= Livermore-Amador Symphony =

The Livermore-Amador Symphony is a local symphony orchestra composed of musicians from the Tri-Valley in the San Francisco Bay Area, United States.

The Symphony was established in 1963, drawing mainly from the amateur musicians in Livermore, California, and surrounding cities. Four main concerts are played each season, which runs from September to May, as well as a fundraising "Pops" concert series each fall. The four main concerts are held in the Bankhead Theater of the Livermore Valley Performing Arts Center. The repertoire is classical music ranging from baroque to modern.

For the 2010–2011 season, the conductor is Dr. Arthur P. Barnes, a professor emeritus at Stanford University who has conducted the orchestra since 1964 when he was a doctoral student at Stanford. The concertmaster is Kristina Anderson. Dr. Barnes, Ms. Anderson, and the principal cello are the only paid regular players; the rest are volunteers.
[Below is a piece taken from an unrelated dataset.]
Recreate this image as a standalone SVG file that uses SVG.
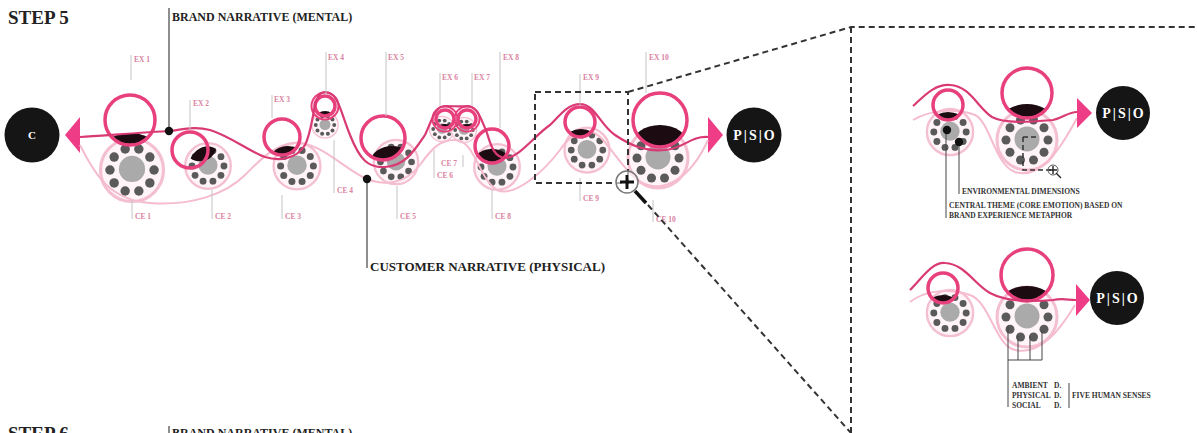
<svg xmlns="http://www.w3.org/2000/svg" xmlns:xlink="http://www.w3.org/1999/xlink" width="1197" height="433" viewBox="0 0 1197 433">
<style>
.title{font-family:"Liberation Serif",serif;font-weight:bold;fill:#222}
.lbl{font-family:"Liberation Serif",serif;font-weight:bold;font-size:7.5px;fill:#d9829f}
.note{font-family:"Liberation Serif",serif;font-weight:bold;font-size:7.5px;fill:#333}
.lead{stroke:#c4c4c4;stroke-width:1;fill:none}
.blead{stroke:#444;stroke-width:1;fill:none}
.ex{fill:none;stroke:#e8407c;stroke-width:3.5}
.exo{fill:none;stroke:#e8407c;stroke-width:2}
.dark{fill:#1c0b10}
.brand{fill:none;stroke:#d93a74;stroke-width:2.2}
.cust{fill:none;stroke:#f5bccd;stroke-width:2}
.dash{fill:none;stroke:#333;stroke-width:2;stroke-dasharray:6 4}
.arrow{fill:#ee3d86}
.end{fill:#151515}
.endt{font-family:"Liberation Serif",serif;font-weight:bold;fill:#fff;text-anchor:middle}
.pso{letter-spacing:2px}
</style>
<defs>
<g id="ce-unit">
<circle r="30" fill="#fff4f7" stroke="#f4bfd0" stroke-width="3"/>
<circle r="12.5" cy="-1" fill="#aaaaaa"/>
<g fill="#5a5a5a">
<circle cx="21" cy="0" r="4.5"/><circle cx="17" cy="12.3" r="4.5"/><circle cx="6.5" cy="20" r="4.5"/><circle cx="-6.5" cy="20" r="4.5"/><circle cx="-17" cy="12.3" r="4.5"/><circle cx="-21" cy="0" r="4.5"/><circle cx="-17" cy="-12.3" r="4.5"/><circle cx="-6.5" cy="-20" r="4.5"/><circle cx="6.5" cy="-20" r="4.5"/><circle cx="17" cy="-12.3" r="4.5"/>
</g>
</g>
<clipPath id="c1"><circle cx="130" cy="120" r="24"/></clipPath>
<clipPath id="c2"><circle cx="190" cy="150" r="17"/></clipPath>
<clipPath id="c3"><circle cx="282" cy="137" r="17"/></clipPath>
<clipPath id="c4"><circle cx="325" cy="106" r="9"/></clipPath>
<clipPath id="c5"><circle cx="383" cy="138" r="21"/></clipPath>
<clipPath id="c6"><circle cx="445" cy="119" r="8"/></clipPath>
<clipPath id="c7"><circle cx="467" cy="119" r="8"/></clipPath>
<clipPath id="c8"><circle cx="492" cy="146" r="16"/></clipPath>
<clipPath id="c9"><circle cx="580" cy="122" r="14"/></clipPath>
<clipPath id="c10"><circle cx="660" cy="120" r="26"/></clipPath>
<clipPath id="ci1"><circle cx="948" cy="105" r="14"/></clipPath>
<clipPath id="ci2"><circle cx="1027" cy="93" r="24"/></clipPath>
<clipPath id="ci3"><circle cx="943" cy="288" r="14"/></clipPath>
<clipPath id="ci4"><circle cx="1027" cy="275" r="25"/></clipPath>
</defs>
<rect width="1197" height="433" fill="#fff"/>

<!-- titles -->
<text class="title" x="8" y="24" font-size="19">STEP 5</text>
<text class="title" x="172" y="21" font-size="12">BRAND NARRATIVE (MENTAL)</text>
<line x1="169" y1="8" x2="169" y2="131" stroke="#444" stroke-width="1.2"/>
<text class="title" x="370" y="271" font-size="13">CUSTOMER NARRATIVE (PHYSICAL)</text>
<line x1="367" y1="179" x2="367" y2="268" stroke="#444" stroke-width="1.2"/>
<text class="title" x="8" y="440" font-size="19">STEP 6</text>
<text class="title" x="172" y="437" font-size="12">BRAND NARRATIVE (MENTAL)</text>
<line x1="169" y1="426" x2="169" y2="433" stroke="#444" stroke-width="1.2"/>

<!-- start / end nodes -->
<g id="node-c">
<circle class="end" cx="32" cy="135" r="27.5"/>
<text class="endt" x="32" y="139" font-size="11">C</text>
<polygon class="arrow" points="65,135 80,117 80,153"/>
</g>
<g id="node-pso">
<polygon class="arrow" points="723,135 708,117 708,153"/>
<circle class="end" cx="754" cy="135" r="27.5"/>
<text class="endt pso" x="755" y="140" font-size="14">P|S|O</text>
</g>

<!-- customer experience circles -->
<g id="ce-circles">
<use href="#ce-unit" transform="translate(132,170) scale(1.05)"/>
<use href="#ce-unit" transform="translate(208,166) scale(0.76)"/>
<use href="#ce-unit" transform="translate(297,166) scale(0.78)"/>
<use href="#ce-unit" transform="translate(325,125) scale(0.44)"/>
<use href="#ce-unit" transform="translate(396,162) scale(0.74)"/>
<use href="#ce-unit" transform="translate(442,129) scale(0.42)"/>
<use href="#ce-unit" transform="translate(464,130) scale(0.42)"/>
<use href="#ce-unit" transform="translate(497,167) scale(0.76)"/>
<use href="#ce-unit" transform="translate(587,150) scale(0.75)"/>
<use href="#ce-unit" transform="translate(658,158) scale(1.0)"/>
</g>

<!-- connectors: narratives -->
<g id="connectors">
<path class="cust" d="M80,145 C95,175 110,200 150,203 C190,206 225,195 245,175 C260,160 275,144 295,143 C320,141 345,170 367,179 C385,186 405,184 420,165 C432,148 440,140 455,140 C475,140 478,178 497,190 C515,198 545,170 560,150 C570,135 580,130 592,132 C605,135 620,168 640,182 C662,194 690,180 708,140"/>
</g>

<!-- experience rings -->
<g id="ex1"><ellipse class="dark" cx="130" cy="146" rx="24" ry="13" clip-path="url(#c1)"/><circle class="ex" cx="130" cy="120" r="25"/></g>
<g id="ex2"><ellipse class="dark" cx="204" cy="163" rx="14" ry="18" transform="rotate(35 204 163)" clip-path="url(#c2)"/><circle class="ex" cx="190" cy="150" r="18"/></g>
<g id="ex3"><ellipse class="dark" cx="288" cy="158" rx="17" ry="12" clip-path="url(#c3)"/><circle class="ex" cx="282" cy="137" r="18"/></g>
<g id="ex4"><ellipse class="dark" cx="325" cy="117" rx="9" ry="6" clip-path="url(#c4)"/><circle class="ex" cx="325" cy="106" r="10"/><circle class="exo" cx="325" cy="106" r="13.5"/></g>
<g id="ex5"><ellipse class="dark" cx="392" cy="161" rx="21" ry="15" clip-path="url(#c5)"/><circle class="ex" cx="383" cy="138" r="22"/></g>
<g id="ex6"><ellipse class="dark" cx="445" cy="129" rx="8" ry="5" clip-path="url(#c6)"/><circle class="ex" cx="445" cy="119" r="9"/><circle class="exo" cx="445" cy="119" r="12.5"/></g>
<g id="ex7"><ellipse class="dark" cx="467" cy="129" rx="8" ry="5" clip-path="url(#c7)"/><circle class="ex" cx="467" cy="119" r="9"/><circle class="exo" cx="467" cy="119" r="12.5"/></g>
<g id="ex8"><ellipse class="dark" cx="492" cy="160" rx="17" ry="11" clip-path="url(#c8)"/><circle class="ex" cx="492" cy="146" r="17"/></g>
<g id="ex9"><ellipse class="dark" cx="581" cy="138" rx="15" ry="9" clip-path="url(#c9)"/><circle class="ex" cx="580" cy="122" r="15"/></g>
<g id="ex10"><ellipse class="dark" cx="660" cy="145" rx="28" ry="20" clip-path="url(#c10)"/><circle class="ex" cx="660" cy="120" r="27"/></g>

<g id="brand-line">
<path class="brand" d="M80,137 C110,135 150,132 170,131 C185,129 195,126 210,130 C230,136 250,152 265,157 C278,161 296,160 305,145 C315,125 312,92 325,92 C338,92 340,110 350,135 C360,160 368,168 385,167 C405,166 415,150 425,135 C432,120 435,106 445,106 C455,106 458,107 467,106 C478,106 481,120 486,130 C490,142 493,158 506,158 C520,157 535,135 550,125 C560,115 568,104 580,104 C595,104 600,125 615,135 C630,145 645,152 665,150 C685,148 690,136 708,137"/>
<circle cx="169" cy="131" r="4.2" fill="#111"/>
<circle cx="367" cy="179" r="4.2" fill="#111"/>
</g>

<!-- labels -->
<g id="labels">
<path class="lead" d="M131,55V80 M190,100V130 M272,95V118 M326,52V95 M386,52V116 M440,73V106 M472,73V106 M500,52V128 M580,74V106 M646,52V93"/>
<text class="lbl" x="134" y="62">EX 1</text>
<text class="lbl" x="193" y="106">EX 2</text>
<text class="lbl" x="274" y="102">EX 3</text>
<text class="lbl" x="328" y="60">EX 4</text>
<text class="lbl" x="388" y="60">EX 5</text>
<text class="lbl" x="442" y="80">EX 6</text>
<text class="lbl" x="474" y="80">EX 7</text>
<text class="lbl" x="503" y="60">EX 8</text>
<text class="lbl" x="583" y="80">EX 9</text>
<text class="lbl" x="649" y="60">EX 10</text>
<path class="lead" d="M132,200V219 M212,190V219 M282,195V219 M334,140V193 M397,186V219 M434,150V178 M463,155V167 M492,190V219 M580,178V201 M653,200V222"/>
<text class="lbl" x="135" y="219">CE 1</text>
<text class="lbl" x="215" y="219">CE 2</text>
<text class="lbl" x="285" y="219">CE 3</text>
<text class="lbl" x="337" y="193">CE 4</text>
<text class="lbl" x="400" y="219">CE 5</text>
<text class="lbl" x="437" y="178">CE 6</text>
<text class="lbl" x="441" y="166">CE 7</text>
<text class="lbl" x="495" y="219">CE 8</text>
<text class="lbl" x="583" y="201">CE 9</text>
<text class="lbl" x="656" y="222">CE 10</text>
</g>

<!-- zoom frame -->
<g id="zoom-frame">
<rect class="dash" x="535" y="92" width="93" height="91"/>
<path class="dash" d="M628,92 L851,27 L1197,27 M851,27 V433 M648,205 L851,433"/>
<circle cx="627" cy="182" r="11" fill="#fff" fill-opacity="0.6" stroke="#777" stroke-width="1.5"/>
<path d="M620,182H634M627,175V189" stroke="#111" stroke-width="3"/>
<line x1="635" y1="191" x2="646" y2="203" stroke="#111" stroke-width="3.5"/>
</g>

<!-- inset top -->
<g id="inset-top">
<use href="#ce-unit" transform="translate(950,132) scale(0.77)"/>
<use href="#ce-unit" transform="translate(1027,140) scale(1.0)"/>
<path class="cust" d="M913,120 C930,110 955,108 975,115 C990,122 995,165 1015,172 C1040,180 1060,150 1077,118"/>
<ellipse class="dark" cx="948" cy="121" rx="15" ry="9" clip-path="url(#ci1)"/>
<circle class="ex" cx="948" cy="105" r="15"/>
<ellipse class="dark" cx="1027" cy="119" rx="25" ry="15" clip-path="url(#ci2)"/>
<circle class="ex" cx="1027" cy="93" r="25"/>
<path class="brand" d="M913,106 C925,95 935,84 950,85 C970,86 978,108 992,117 C1005,124 1030,122 1053,120 C1063,118 1068,112 1077,112"/>
<polygon class="arrow" points="1092,113 1077,98 1077,128"/>
<circle class="end" cx="1123" cy="113" r="27"/>
<text class="endt pso" x="1124" y="118" font-size="14">P|S|O</text>
<circle cx="947" cy="130" r="4.2" fill="#111"/>
<circle cx="959" cy="142" r="4.2" fill="#111"/>
<path class="blead" d="M946,134V218 M959,146V194"/>
<path d="M1023,137H1038 M1023,137V170H1053" fill="none" stroke="#333" stroke-width="1.5" stroke-dasharray="5 3"/>
<circle cx="1053" cy="170" r="5" fill="none" stroke="#555" stroke-width="1"/>
<path d="M1049,170H1057M1053,166V174M1056,173L1061,178" stroke="#222" stroke-width="1.4"/>
<text class="note" x="962" y="194">ENVIRONMENTAL DIMENSIONS</text>
<text class="note" x="949" y="208">CENTRAL THEME (CORE EMOTION) BASED ON</text>
<text class="note" x="949" y="218">BRAND EXPERIENCE METAPHOR</text>
</g>

<!-- inset bottom -->
<g id="inset-bottom">
<use href="#ce-unit" transform="translate(950,313) scale(0.77)"/>
<use href="#ce-unit" transform="translate(1027,317) scale(1.0)"/>
<path class="cust" d="M910,302 C925,290 950,288 970,295 C990,302 995,345 1015,350 C1040,356 1060,330 1075,305"/>
<ellipse class="dark" cx="943" cy="304" rx="15" ry="9" clip-path="url(#ci3)"/>
<circle class="ex" cx="943" cy="288" r="15"/>
<ellipse class="dark" cx="1027" cy="302" rx="26" ry="16" clip-path="url(#ci4)"/>
<circle class="ex" cx="1027" cy="275" r="26"/>
<path class="brand" d="M910,290 C922,278 932,262 945,263 C965,264 975,285 990,293 C1005,301 1030,302 1053,300 C1063,298 1068,300 1076,300"/>
<polygon class="arrow" points="1090,300 1076,284 1076,316"/>
<circle class="end" cx="1117" cy="298" r="27"/>
<text class="endt pso" x="1118" y="303" font-size="14">P|S|O</text>
<path class="blead" d="M1008,326V407 M1018,336V360 M1030,336V360 M1042,330V360 M1008,360H1042 M1069,383V408"/>
<text class="note" x="1012" y="388"><tspan>AMBIENT</tspan><tspan x="1054">D.</tspan></text>
<text class="note" x="1012" y="398"><tspan>PHYSICAL</tspan><tspan x="1054">D.</tspan></text>
<text class="note" x="1012" y="408"><tspan>SOCIAL</tspan><tspan x="1054">D.</tspan></text>
<text class="note" x="1072" y="398">FIVE HUMAN SENSES</text>
</g>
</svg>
The Symphony is a member of the Association of California Symphony Orchestras and the League of American Orchestras. Education and outreach have long been concerns of the Symphony, and a committee was appointed in 1965 to establish an award for a musician graduating from a local high school. This tradition has continued with a few memorial awards added. The Symphony Association has sponsored a yearly competition for young musicians which has discovered some talented young people.